No less attracted by terrain vague are the frail, wistful poets of Paris, the poets (as they have been so admirably denominated) of “mists and half-moons, dead leaves and lost illusions.” On to the waste they bring Pierrot, their favourite, eternal hero. Midnight has long struck. A half-moon casts silvery shafts on to the wreckage—and on to Pierrot, who, as he stands there forlornly amidst the debris, proceeds to disclose the secret: “Pourquoi sont pâles les Pierrots....” Only the cheeks of the vulgar are rosy; for the vulgar cannot feel. But the artist is stung day after day by ironies, cruelties, bitter awakenings—and so is frail, and so is pale. How he suffers, how tragically is he disillusioned! There was a blonde... but she was capricious. There was a brune... but she, too, was fickle. There was a rousse, an auburn-haired goddess... but alas! she also was false. And Pierrot sobs. And Pierrot goes on his knees to the half-moon. And Pierrot prays. And suddenly a radiant figure appears on the waste ground, and a sweet, melodious voice murmurs: “Why sigh for the blonde? Why grieve for the brune?
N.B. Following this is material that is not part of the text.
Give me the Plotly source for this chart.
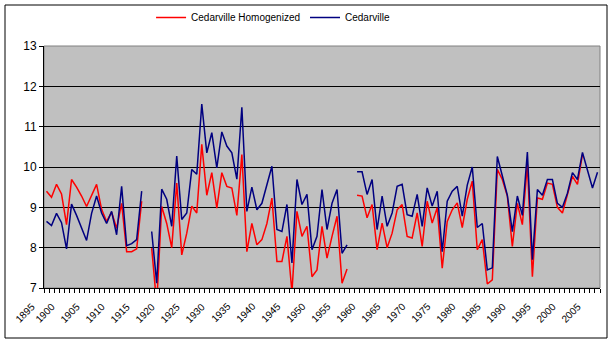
import plotly.graph_objects as go

years = list(range(1895, 2006))

homogenized = [
    9.40, 9.25, 9.57, 9.33, 8.57, 9.69, 9.50, 9.28, 9.02, 9.28,
    9.57, 8.95, 8.65, 8.88, 8.48, 9.10, 7.90, 7.90, 7.97, 9.15,
    None, 7.99, 6.60, 9.02, 8.60, 8.00, 9.60, 7.82, 8.36, 9.03,
    8.86, 10.56, 9.30, 9.86, 8.98, 9.86, 9.52, 9.48, 8.80, 10.31,
    7.90, 8.60, 8.07, 8.20, 8.60, 9.23, 7.66, 7.66, 8.28, 6.90,
    8.90, 8.28, 8.53, 7.28, 7.45, 8.53, 7.74, 8.28, 8.78, 7.12,
    7.47, None, 9.30, 9.28, 8.74, 9.07, 7.95, 8.61, 8.00, 8.36,
    8.94, 9.07, 8.28, 8.24, 8.86, 8.03, 9.15, 8.61, 8.99, 7.49,
    8.65, 8.94, 9.11, 8.50, 9.20, 9.65, 7.95, 8.20, 7.10, 7.20,
    9.94, 9.69, 9.28, 8.03, 9.10, 8.57, 10.07, 7.28, 9.23, 9.20,
    9.60, 9.57, 9.00, 8.86, 9.32, 9.77, 9.57, 10.31, None, None,
    None,
]

raw = [
    8.65, 8.55, 8.85, 8.62, 7.97, 9.08, 8.80, 8.50, 8.18, 8.85,
    9.28, 8.86, 8.60, 8.90, 8.32, 9.52, 8.05, 8.10, 8.20, 9.40,
    None, 8.40, 7.12, 9.45, 9.20, 8.53, 10.27, 8.70, 8.86, 9.94,
    9.82, 11.56, 10.35, 10.85, 9.98, 10.87, 10.52, 10.35, 9.70, 11.48,
    8.90, 9.50, 8.94, 9.10, 9.55, 10.02, 8.45, 8.40, 9.07, 7.62,
    9.69, 9.07, 9.32, 7.95, 8.28, 9.44, 8.45, 9.10, 9.44, 7.86,
    8.07, None, 9.88, 9.88, 9.32, 9.69, 8.45, 9.28, 8.53, 8.86,
    9.52, 9.57, 8.82, 8.78, 9.32, 8.53, 9.48, 9.03, 9.40, 7.90,
    9.15, 9.40, 9.52, 8.78, 9.55, 10.00, 8.50, 8.60, 7.45, 7.50,
    10.26, 9.80, 9.30, 8.40, 9.28, 8.80, 10.37, 7.70, 9.44, 9.30,
    9.69, 9.69, 9.10, 9.00, 9.35, 9.86, 9.69, 10.36, 9.94, 9.48,
    9.87,
]

label_years = list(range(1895, 2006, 5))
y_ticks = [7, 8, 9, 10, 11, 12, 13]

FONT = "Arial, Liberation Sans, sans-serif"

fig = go.Figure()
fig.add_trace(go.Scatter(
    x=years, y=homogenized, mode="lines", name="Cedarville Homogenized",
    line=dict(color="#FF0000", width=1.5), connectgaps=False,
))
fig.add_trace(go.Scatter(
    x=years, y=raw, mode="lines", name="Cedarville",
    line=dict(color="#000080", width=1.5), connectgaps=False,
))

W, H = 614, 343
L, R, T, B = 44, 14, 46, 55
pw, ph = W - L - R, H - T - B

def px_to_paper(x, y):
    return (x - L) / pw, (H - B - y) / ph

bx0, by0 = px_to_paper(5, 338)
bx1, by1 = px_to_paper(607, 5)
_, leg_y = px_to_paper(0, 3)

annotations = []
for yr in label_years:
    annotations.append(dict(
        x=yr, xref="x", y=0, yref="paper", text=str(yr), showarrow=False,
        xanchor="right", yanchor="top", textangle=-45,
        xshift=-6 if yr == label_years[0] else -11, yshift=-10,
        font=dict(family=FONT, size=10, color="black"),
    ))

fig.update_layout(
    width=W, height=H,
    margin=dict(l=L, r=R, t=T, b=B, autoexpand=False),
    paper_bgcolor="white",
    plot_bgcolor="#C0C0C0",
    font=dict(family=FONT, size=11, color="black"),
    showlegend=True,
    legend=dict(
        orientation="h", x=0.412, y=leg_y, xanchor="center", yanchor="top",
        font=dict(family=FONT, size=10), bgcolor="rgba(0,0,0,0)",
        itemwidth=30, tracegroupgap=0,
    ),
    annotations=annotations,
    shapes=[
        dict(type="rect", xref="paper", yref="paper",
             x0=bx0, y0=by0, x1=bx1, y1=by1,
             line=dict(color="black", width=1), layer="below"),
        dict(type="rect", xref="paper", yref="paper",
             x0=0, y0=0, x1=1, y1=1,
             line=dict(color="#808080", width=1), layer="below"),
    ],
)

fig.update_xaxes(
    range=[1894.5, 2005.5],
    tickmode="array", tickvals=label_years, showticklabels=False,
    ticks="", showgrid=False, zeroline=False,
    showline=True, linecolor="black", linewidth=1,
    minor=dict(tick0=1894.5, dtick=1, ticks="outside", ticklen=4,
               tickcolor="black", showgrid=False),
)
fig.update_yaxes(
    range=[7, 13], tickmode="array", tickvals=y_ticks,
    ticks="outside", ticklen=4, tickcolor="black",
    showgrid=True, gridcolor="black", gridwidth=1, zeroline=False,
    showline=True, linecolor="black", linewidth=1,
    tickfont=dict(family=FONT, size=12),
)

fig.write_html("out.html")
Why weep for the rousse? Am I not enough?” And Pierrot, looking up with his pale, tear-stained face, beholds his Muse, smiling down upon him—

“Sur ce terrain va—aa—gue.”

Farther away—away, this time, to one of the environs of Paris, and down there, by the river-side, the annual fête. Not an empty corner, not a vacant space; nothing but booths, “side-shows,” shooting-galleries, roundabouts, caravans—“all the fun of the fair.” Confusion, exhilaration, and a hundred different, frenzied sounds. All this babel lasts a week; but at the end of the week, departure and gloom. Gone the caravans and their picturesque inmates. Gone the “distractions.” There stood the shooting-gallery, with its targets, grotesque dummies and strings of clay pipes. One fired twice for a penny. If successful, one was rewarded with paper flowers, or a shocking cigar, or (in exceptional cases) a strident alarm clock; if a bad marksman, one was consoled with a slice of hard, gritty ginger-bread. Farther on revolved the roundabout. One rode a rickety steed, with only one stirrup. One turned to the accompaniment of a husky, exhausted old organ. What appalling liberties it took with the Valse Bleue! Next, one visited the palmist, inspected a seedy lion, stared at optical illusions, shook hands with a dwarf, bought sticks of nougat, rode again on the round about, returned to——

But all over now, and nothing but memories and souvenirs about: broken clay pipes, splinters of bottles and wood, shavings, scraps of cloth, hand-bills and rusty, bent nails, the eternal old battered hat, the equally inevitable old boot, and a hoof or two from the rickety horses that revolved to the haunting tune of the Valse Bleue.

The usual mounds of refuse. Also, the turf damaged with ruts, and burnt away in places by the fair people’s fires. The annual fête over, not a soul but myself loiters on this portion of the Seine river-bank. Only gloom and desolation. Nothing but waste. Again, terrain vague.